At 450 and 300 pages each, they are not for the faint hearted! It’s fair to say they are probably not written as beginners texts either, more a comprehensive manual on Hatha Yoga (Light on Yoga) and on Pranayama (Light on Pranayama).
Light on Yoga covers the core of Hatha Yoga as we know it today focusing inevitably on asana (postures) – 200 of them, with 500 pictures, and graded on complexity. You are left a little overwhelmed, so after a first read the detail is probably best returned to as necessary – when exploring something new or looking for a different angle on something already embodied. I would have to confess that some of the postures seem to me all but unachievable in terms of strength, range or motion or flexibility, but the photograph says otherwise demonstrating that with time, practice and patience opportunities open up.
It’s easy to look at this as a “pose fest”, and undoubtedly some readers will, but it misses the point.
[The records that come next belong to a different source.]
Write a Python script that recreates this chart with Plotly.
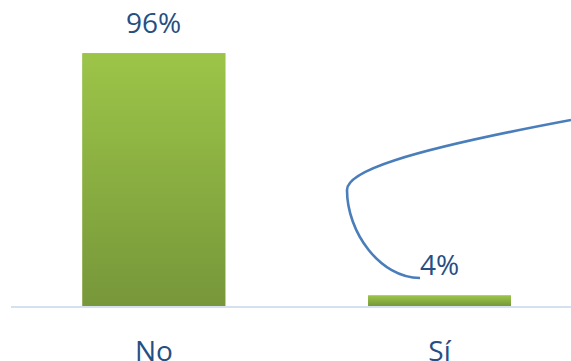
import plotly.graph_objects as go

categories = ["No", "Sí"]
values = [96, 4]
labels = ["96%", "4%"]

W, H = 571, 361
ML, MR, MT, MB = 11, 0, 0, 55
XR = [-0.5, 1.46]
YR = [0, 116.2]
BW = 0.5

fig = go.Figure()

# base bars (category axis)
fig.add_trace(go.Bar(
    x=categories, y=values, width=BW,
    marker=dict(color="#8db043", line=dict(width=0)),
    hoverinfo="skip", showlegend=False,
))

# gradient overlay for each bar on a hidden linear axis with same range
for i, v in enumerate(values):
    x0, x1 = i - BW / 2, i + BW / 2
    fig.add_trace(go.Scatter(
        x=[x0, x1, x1, x0, x0], y=[0, 0, v, v, 0],
        xaxis="x2", mode="lines", line=dict(width=0),
        fill="toself",
        fillgradient=dict(type="vertical",
                          colorscale=[[0, "#77973a"], [1, "#9cc548"]]),
        hoverinfo="skip", showlegend=False,
    ))

for c, v, t in zip(categories, values, labels):
    fig.add_annotation(x=c, y=v, text=t, showarrow=False,
                       yanchor="middle", yshift=31,
                       font=dict(family="Open Sans", size=28, color="#254e83"))

def px2paper(px, py):
    return (px - ML) / (W - ML - MR), (H - MB - py) / (H - MT - MB)

pts = [(420, 278), (380, 278), (347, 232), (347, 190),
       (347, 172), (400, 152), (571, 120)]
pp = [px2paper(*p) for p in pts]
path = "M {:.4f},{:.4f} C {:.4f},{:.4f} {:.4f},{:.4f} {:.4f},{:.4f} C {:.4f},{:.4f} {:.4f},{:.4f} {:.4f},{:.4f}".format(
    *[c for p in pp for c in p])
fig.add_shape(type="path", path=path, xref="paper", yref="paper",
              line=dict(color="#4a7ebb", width=2.6), layer="above")

fig.update_layout(
    width=W, height=H,
    margin=dict(l=ML, r=MR, t=MT, b=MB, autoexpand=False),
    paper_bgcolor="white", plot_bgcolor="white",
    showlegend=False,
    xaxis=dict(type="category", range=XR, showgrid=False, zeroline=False,
               showline=True, linecolor="#d5e0f0", linewidth=2,
               automargin=False,
               ticks="", tickfont=dict(family="Open Sans", size=28, color="#254e83"),
               ticklabelstandoff=19),
    xaxis2=dict(range=XR, overlaying="x", visible=False),
    yaxis=dict(range=YR, visible=False, automargin=False),
)

fig.write_html("out.html")
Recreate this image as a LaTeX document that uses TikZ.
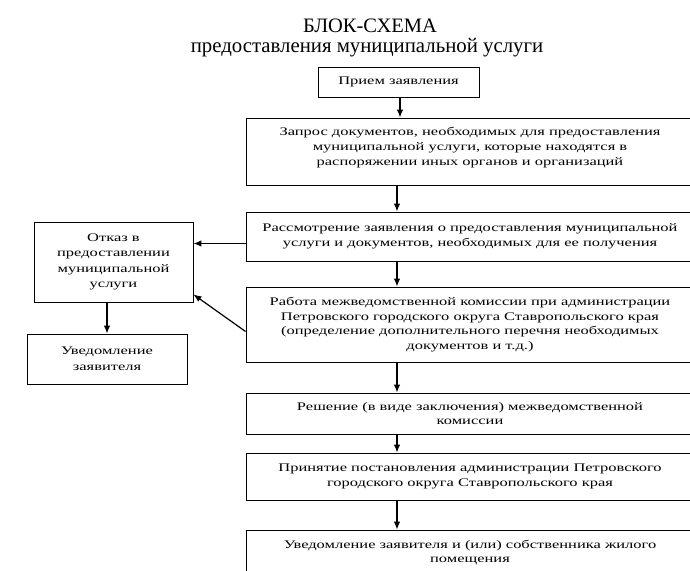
\documentclass[tikz,border=0pt]{standalone}
\usepackage{fontspec}
\setmainfont{Liberation Serif}
\newfontfamily\titlefont{Liberation Serif}
\newfontfamily\boxfont[FakeStretch=1.42]{Liberation Serif}
\usetikzlibrary{arrows.meta}

\tikzset{
  box/.style={draw, line width=0.9pt, align=center, inner sep=0pt,
    font=\boxfont\fontsize{11.6}{14.5}\selectfont},
  arr/.style={line width=1.2pt, -{Latex[length=8pt,width=6.5pt]}}
}

\begin{document}
\begin{tikzpicture}[x=1pt,y=-1pt]
        \useasboundingbox (0,0) rectangle (690,570);
        \clip (0,0) rectangle (690,570);
        \node[font=\titlefont\fontsize{20.5}{24}\selectfont, anchor=base] (title) at (370,32) {БЛОК-СХЕМА};
        \node[font=\titlefont\fontsize{20.8}{24}\selectfont, anchor=base] (subtitle) at (367,52) {предоставления муниципальной услуги};
        \node[box, minimum width=161, minimum height=30] (prijem) at (398.5,82) {Прием заявления};
        \node[box, minimum width=448, minimum height=67, font=\boxfont\fontsize{11.6}{15}\selectfont] (zapros) at (470,151.5) {Запрос документов, необходимых для предоставления\\ муниципальной услуги, которые находятся в\\ распоряжении иных органов и организаций\\[-4pt]};
        \node[box, minimum width=448, minimum height=49] (rassm) at (470,236.5) {Рассмотрение заявления о предоставления муниципальной\\ услуги и документов, необходимых для ее получения};
        \node[box, minimum width=448, minimum height=75] (rabota) at (470,324.5) {Работа межведомственной комиссии при администрации\\ Петровского городского округа Ставропольского края\\ (определение дополнительного перечня необходимых\\ документов и т.д.)};
        \node[box, minimum width=448, minimum height=41] (reshenie) at (470,413.5) {Решение (в виде заключения) межведомственной\\ комиссии};
        \node[box, minimum width=448, minimum height=47] (prinyatie) at (470,476.5) {Принятие постановления администрации Петровского\\ городского округа Ставропольского края};
        \node[box, minimum width=448, minimum height=45] (uvedoml) at (470,552.5) {Уведомление заявителя и (или) собственника жилого\\ помещения};
        \node[box, minimum width=159, minimum height=80, font=\boxfont\fontsize{11.6}{15.5}\selectfont] (otkaz) at (113.5,262) {Отказ в\\ предоставлении\\ муниципальной\\ услуги};
        \node[box, minimum width=160, minimum height=50, font=\boxfont\fontsize{11.6}{16}\selectfont] (uvedzayav) at (107,359) {Уведомление\\ заявителя};
        \coordinate (col) at (397,0);
        \draw[arr] ([xshift=1.5pt]prijem.south) -- ([xshift=1.5pt]prijem.south |- zapros.north);
        \draw[arr] (col |- zapros.south) -- (col |- rassm.north);
        \draw[arr] (col |- rassm.south) -- (col |- rabota.north);
        \draw[arr] (col |- rabota.south) -- (col |- reshenie.north);
        \draw[arr] (col |- reshenie.south) -- (col |- prinyatie.north);
        \draw[arr] (col |- prinyatie.south) -- (col |- uvedoml.north);
        \draw[arr] ([yshift=-7pt]rassm.west) -- ([yshift=-7pt]rassm.west -| otkaz.east);
        \draw[arr] ([yshift=-7pt]rabota.west) -- ([yshift=8pt]otkaz.south east);
        \draw[arr] (uvedzayav.north |- otkaz.south) -- (uvedzayav.north);
        \end{tikzpicture}
\end{document}
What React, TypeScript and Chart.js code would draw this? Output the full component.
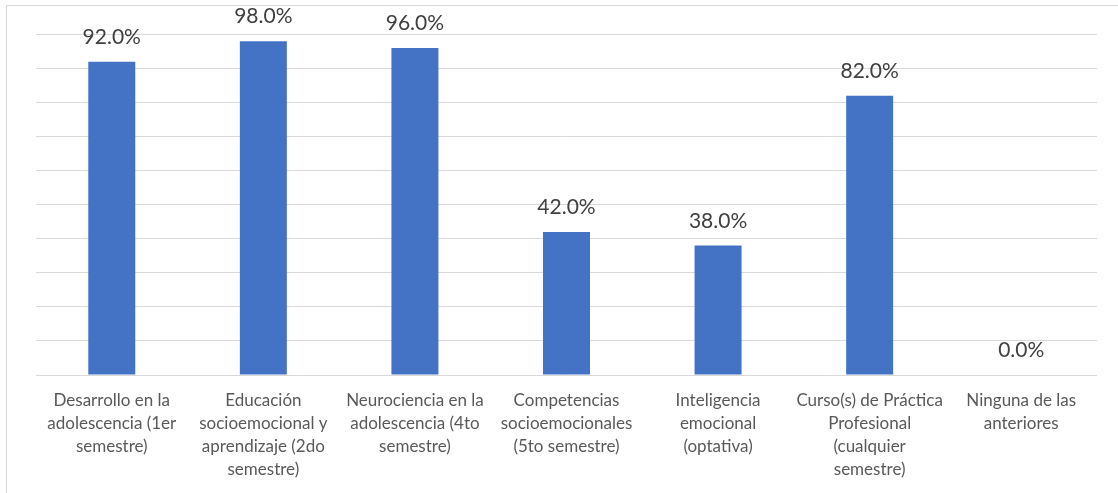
import React, { useEffect, useRef } from "react";
import { Chart, registerables, Plugin } from "chart.js";

Chart.register(...registerables);

// Courses (category labels, wrapped onto lines)
const categories: string[][] = [
  ["Desarrollo en la", "adolescencia (1er", "semestre)"],
  ["Educación", "socioemocional y", "aprendizaje (2do", "semestre)"],
  ["Neurociencia en la", "adolescencia (4to", "semestre)"],
  ["Competencias", "socioemocionales", "(5to semestre)"],
  ["Inteligencia", "emocional", "(optativa)"],
  ["Curso(s) de Práctica", "Profesional", "(cualquier", "semestre)"],
  ["Ninguna de las", "anteriores"],
];

// Percentage of respondents per course
const percentages: number[] = [92.0, 98.0, 96.0, 42.0, 38.0, 82.0, 0.0];

const BAR_COLOR = "#4472C4";
const GRID_COLOR = "#D9D9D9";
const FONT_FAMILY = "Lato, 'Open Sans', sans-serif";

// Draws the percentage above each bar
const valueLabels: Plugin<"bar"> = {
  id: "valueLabels",
  afterDatasetsDraw(chart) {
    const ctx = chart.ctx;
    const meta = chart.getDatasetMeta(0);
    const data = chart.data.datasets[0].data as number[];
    ctx.save();
    ctx.font = `21px ${FONT_FAMILY}`;
    ctx.fillStyle = "#404040";
    ctx.textAlign = "center";
    ctx.textBaseline = "alphabetic";
    meta.data.forEach((bar, i) => {
      const { x, y } = bar.getProps(["x", "y"], true) as { x: number; y: number };
      ctx.fillText(`${data[i].toFixed(1)}%`, x, y - 18);
    });
    ctx.restore();
  },
};

export default function App() {
  const canvasRef = useRef<HTMLCanvasElement | null>(null);

  useEffect(() => {
    if (!canvasRef.current) return;
    const chart = new Chart(canvasRef.current, {
      type: "bar",
      data: {
        labels: categories,
        datasets: [
          {
            data: percentages,
            backgroundColor: BAR_COLOR,
            borderWidth: 0,
            categoryPercentage: 1,
            barPercentage: 0.31,
          },
        ],
      },
      options: {
        animation: false,
        responsive: false,
        maintainAspectRatio: false,
        layout: { padding: { top: 34.5, right: 21, left: 0, bottom: 0 } },
        plugins: {
          legend: { display: false },
          tooltip: { enabled: false },
          title: { display: false },
        },
        scales: {
          x: {
            grid: { display: false, drawTicks: false },
            border: { display: false },
            ticks: {
              autoSkip: false,
              maxRotation: 0,
              minRotation: 0,
              padding: 14,
              color: "#595959",
              font: { family: FONT_FAMILY, size: 17, lineHeight: 23 / 17 },
            },
            afterFit(scale) {
              scale.height = 118;
            },
          },
          y: {
            min: 0,
            max: 100,
            ticks: { display: false, stepSize: 10 },
            grid: { color: GRID_COLOR, lineWidth: 1, drawTicks: false },
            border: { display: false },
            afterFit(scale) {
              scale.width = 36;
            },
          },
        },
      },
      plugins: [valueLabels],
    });
    return () => chart.destroy();
  }, []);

  return (
    <div
      style={{
        position: "fixed",
        left: 0,
        top: 0,
        width: 1118,
        height: 493,
        background: "#FFFFFF",
        overflow: "hidden",
      }}
    >
      <div
        style={{
          position: "absolute",
          left: 6,
          top: 5,
          width: 1130,
          height: 500,
          border: `1px solid ${GRID_COLOR}`,
          boxSizing: "border-box",
        }}
      />
      <canvas
        ref={canvasRef}
        width={1118}
        height={493}
        style={{ position: "absolute", left: 0, top: 0, width: 1118, height: 493 }}
      />
    </div>
  );
}
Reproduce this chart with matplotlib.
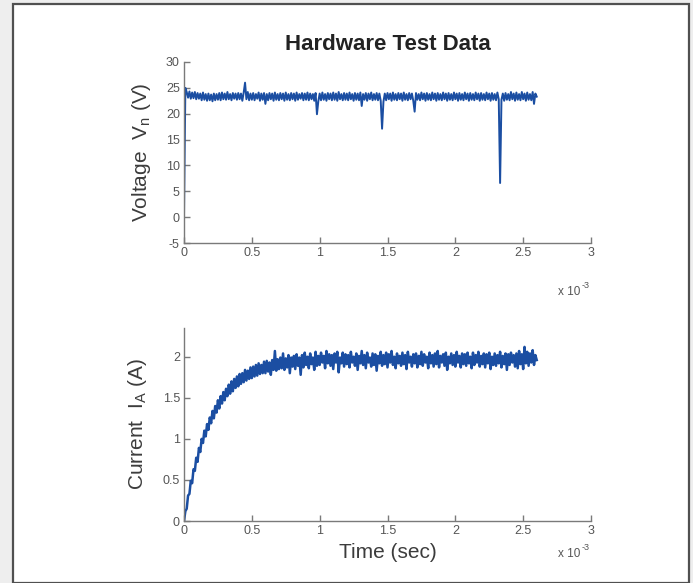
import numpy as np
import matplotlib
matplotlib.use("Agg")
import matplotlib.pyplot as plt
from matplotlib.patches import Rectangle

plt.rcParams['font.family'] = ['Liberation Sans', 'DejaVu Sans']
plt.rcParams['axes.unicode_minus'] = False

# sample index -> time in ms (one sample every 0.01 ms, 0 .. 2.6 ms)
n_samples = 261
time_ms = np.arange(n_samples) * 0.01

voltage = [
    0.0, 25.0, 24.2, 23.1, 24.3, 22.9, 24.1, 23.0, 24.2, 22.8,
    24.0, 22.9, 23.9, 22.6, 24.1, 22.7, 23.8, 22.5, 23.9, 22.6,
    23.7, 22.4, 23.9, 22.6, 23.8, 22.7, 24.0, 22.6, 24.1, 22.8,
    23.9, 22.7, 24.2, 22.8, 23.8, 22.6, 24.0, 22.9, 23.9, 22.7,
    24.0, 22.8, 23.9, 22.5, 24.1, 26.0, 22.8, 24.2, 22.6, 23.9,
    22.7, 24.0, 22.6, 23.8, 22.9, 24.1, 22.5, 23.9, 22.7, 24.0,
    21.9, 23.8, 22.6, 24.0, 22.8, 23.9, 22.5, 24.1, 22.7, 23.8,
    22.6, 24.0, 22.8, 23.9, 22.5, 24.1, 22.7, 23.8, 22.6, 24.0,
    22.8, 23.9, 22.5, 24.1, 22.7, 23.8, 22.9, 24.0, 22.6, 23.9,
    22.7, 24.1, 22.6, 23.9, 22.8, 23.8, 22.5, 24.0, 19.9, 22.4,
    23.9, 22.6, 24.1, 22.7, 23.8, 22.5, 24.0, 22.8, 23.9, 22.6,
    24.1, 22.7, 23.9, 22.5, 24.2, 22.8, 23.8, 22.6, 24.0, 22.7,
    23.9, 22.6, 24.1, 22.8, 23.8, 22.5, 24.0, 22.7, 23.9, 22.6,
    24.1, 21.5, 23.8, 22.7, 24.0, 22.5, 23.9, 22.8, 24.1, 22.6,
    23.8, 22.7, 24.0, 22.6, 23.9, 22.5, 17.1, 22.3, 23.9, 22.6,
    24.0, 22.8, 23.9, 22.5, 24.1, 22.7, 23.8, 22.6, 24.0, 22.8,
    23.9, 22.5, 24.1, 22.7, 23.8, 22.6, 24.0, 22.8, 23.9, 22.5,
    20.4, 24.0, 22.7, 23.8, 22.6, 24.1, 22.8, 23.9, 22.5, 24.0,
    22.7, 23.8, 22.6, 24.1, 22.8, 23.9, 22.5, 24.0, 22.7, 23.8,
    22.6, 24.1, 22.8, 23.9, 22.5, 24.0, 22.7, 23.8, 22.6, 24.1,
    22.8, 23.9, 22.5, 24.0, 22.7, 23.8, 22.6, 24.1, 22.8, 23.9,
    22.5, 24.0, 22.7, 23.8, 22.6, 24.1, 22.8, 23.9, 22.5, 24.0,
    22.7, 23.8, 22.6, 24.1, 22.8, 23.9, 22.5, 24.0, 22.7, 23.8,
    22.6, 24.1, 22.8, 6.6, 22.7, 23.9, 22.5, 24.0, 22.7, 23.8,
    22.6, 24.2, 22.8, 23.9, 22.5, 24.1, 22.7, 23.8, 22.6, 24.2,
    22.8, 23.9, 22.5, 24.1, 22.7, 23.8, 22.6, 24.2, 21.9, 23.9,
    23.3,
]

current = [
    0.00, 0.12, 0.15, 0.31, 0.33, 0.49, 0.46, 0.63, 0.61, 0.77,
    0.72, 0.89, 0.84, 1.00, 0.95, 1.10, 1.03, 1.18, 1.11, 1.26,
    1.19, 1.34, 1.25, 1.40, 1.32, 1.47, 1.37, 1.52, 1.43, 1.57,
    1.47, 1.61, 1.52, 1.66, 1.55, 1.70, 1.58, 1.73, 1.62, 1.76,
    1.64, 1.79, 1.67, 1.80, 1.69, 1.84, 1.71, 1.83, 1.73, 1.87,
    1.74, 1.88, 1.76, 1.90, 1.77, 1.92, 1.79, 1.90, 1.80, 1.94,
    1.80, 1.95, 1.82, 1.93, 1.78, 1.96, 1.84, 2.07, 1.83, 1.97,
    1.85, 1.99, 1.86, 2.04, 1.84, 1.98, 1.87, 2.02, 1.80, 1.99,
    1.88, 2.01, 1.85, 2.03, 1.89, 1.99, 1.78, 2.02, 1.87, 2.05,
    1.90, 2.00, 1.86, 2.04, 1.91, 1.99, 1.84, 2.06, 1.89, 2.01,
    1.90, 2.05, 1.93, 2.01, 1.86, 2.07, 1.92, 2.03, 1.89, 2.02,
    1.85, 2.04, 1.93, 2.06, 1.81, 1.99, 1.92, 2.05, 1.88, 2.03,
    1.91, 2.02, 1.87, 2.06, 1.93, 2.00, 1.89, 2.04, 1.84, 2.01,
    1.92, 2.07, 1.90, 2.02, 1.86, 2.05, 1.93, 1.99, 1.88, 2.04,
    1.90, 2.03, 1.83, 2.01, 1.92, 2.06, 1.89, 2.02, 1.91, 2.05,
    1.87, 2.03, 1.93, 2.07, 1.90, 2.00, 1.86, 2.04, 1.92, 2.01,
    1.89, 2.05, 1.91, 2.02, 1.85, 2.06, 1.93, 2.00, 1.88, 2.03,
    1.92, 2.04, 1.87, 2.01, 1.91, 2.06, 1.89, 2.03, 1.93, 2.00,
    1.86, 2.05, 1.92, 2.02, 1.88, 2.04, 1.91, 2.07, 1.87, 2.01,
    1.93, 2.03, 1.89, 2.05, 1.84, 2.00, 1.92, 2.04, 1.90, 2.02,
    1.88, 2.06, 1.93, 2.01, 1.87, 2.04, 1.91, 2.03, 1.89, 2.05,
    1.92, 2.00, 1.86, 2.05, 1.90, 2.02, 1.93, 2.06, 1.88, 2.01,
    1.91, 2.04, 1.87, 2.03, 1.92, 2.05, 1.85, 2.00, 1.90, 2.04,
    1.89, 2.02, 1.92, 2.06, 1.87, 2.01, 1.91, 2.04, 1.84, 2.03,
    1.90, 2.05, 1.93, 2.02, 1.88, 2.04, 1.86, 2.07, 1.91, 2.03,
    1.85, 2.12, 1.92, 2.06, 1.89, 2.04, 1.93, 2.08, 1.90, 2.02,
    1.96,
]

x_ticks = [0, 0.5, 1, 1.5, 2, 2.5, 3]
x_tick_labels = ['0', '0.5', '1', '1.5', '2', '2.5', '3']
v_ticks = [-5, 0, 5, 10, 15, 20, 25, 30]
i_ticks = [0, 0.5, 1, 1.5, 2]
i_tick_labels = ['0', '0.5', '1', '1.5', '2']

line_color = '#1b4ea2'
axis_color = '#7a7a7a'
tick_text = '#555555'
label_text = '#3c3c3c'

fig = plt.figure(figsize=(6.93, 5.83), dpi=100)
fig.patch.set_facecolor('#eeeeee')

# page frame like the scanned figure, kept behind the axes
W, H = 693, 583
frame = Rectangle((13 / W, 0), (689 - 13) / W, (583 - 4) / H,
                  transform=fig.transFigure, facecolor='white',
                  edgecolor='#505050', linewidth=1.6, zorder=-10)
fig.add_artist(frame)


def style_axes(ax):
    for side in ['top', 'right']:
        ax.spines[side].set_visible(False)
    for side in ['left', 'bottom']:
        ax.spines[side].set_color(axis_color)
        ax.spines[side].set_linewidth(1.0)
    ax.tick_params(direction='in', length=4, width=1.0, color=axis_color,
                   labelcolor=tick_text, labelsize=9, pad=3)
    ax.patch.set_visible(False)


def exponent_label(ax, y):
    # MATLAB style "x 10^-3" under the right end of the x axis
    ax.text(0.975, y, 'x 10', transform=ax.transAxes, ha='right',
            va='center', fontsize=8.5, color=tick_text)
    ax.text(0.976, y + 0.035, '-3', transform=ax.transAxes, ha='left',
            va='center', fontsize=6.5, color=tick_text)


ax1 = fig.add_axes([184 / W, 1 - 243 / H, (591 - 184) / W, 181 / H])
ax1.plot(time_ms, voltage, color=line_color, linewidth=1.4)
ax1.set_xlim(0, 3)
ax1.set_ylim(-5, 30)
ax1.set_xticks(x_ticks)
ax1.set_xticklabels(x_tick_labels)
ax1.set_yticks(v_ticks)
style_axes(ax1)
ax1.set_ylabel('Voltage  V$_{\\mathregular{n}}$ (V)', fontsize=15,
               color=label_text)
ax1.yaxis.set_label_coords(-0.077, 0.5)
ax1.set_title('Hardware Test Data', fontsize=16, fontweight='bold',
              color='#222222', pad=9)
exponent_label(ax1, -0.27)

ax2 = fig.add_axes([184 / W, 1 - 521 / H, (591 - 184) / W, 193 / H])
ax2.plot(time_ms, current, color=line_color, linewidth=1.8)
ax2.set_xlim(0, 3)
ax2.set_ylim(0, 2.35)
ax2.set_xticks(x_ticks)
ax2.set_xticklabels(x_tick_labels)
ax2.set_yticks(i_ticks)
ax2.set_yticklabels(i_tick_labels)
style_axes(ax2)
ax2.set_ylabel('Current  I$_{\\mathregular{A}}$ (A)', fontsize=15,
               color=label_text)
ax2.yaxis.set_label_coords(-0.086, 0.5)
ax2.set_xlabel('Time (sec)', fontsize=15, color=label_text)
ax2.xaxis.set_label_coords(0.5, -0.115)
exponent_label(ax2, -0.17)

fig.savefig('out.png', dpi=100, facecolor=fig.get_facecolor())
Anyone who has studied yoga, the Yoga Sutras especially, will know asana – posture – is but a part of the yogic path, and has an original aim of cultivating Sthira and Sukha – steadfastness and ease. Modern yoga, especially in the West, has found the need to emphasise this aspect, and hence the need for works like this, but asana needs to be a part of a bigger practice of self realisation. However that’s the nub of Hatha Yoga; start with the body as its accessible, the rest comes. Many can testify to that.
Light on Pranayama follows this. Pranayama is often considered to be breathing exercises, and for those starting a yoga path, this is a good explanation. However as we develop we learn that prana is more than breath, it’s vital energy, the breath behind the breath. “The spark in the machine” is a good description I’ve heard. Pranayama uses breathing exercises to stimulate and develop Prana, and that is the topic of this book. Again, you come away marvelling at the detail and complexity, and also with a sense of awe at the commitment necessary – four year programmes are set out, the very antithesis of our quick fix 21st century world. But the complexity and commitment are a necessary part of the practice – Sadhana – for the true seeker.
So two detailed and complex books, but treasure troves to dig into none the less.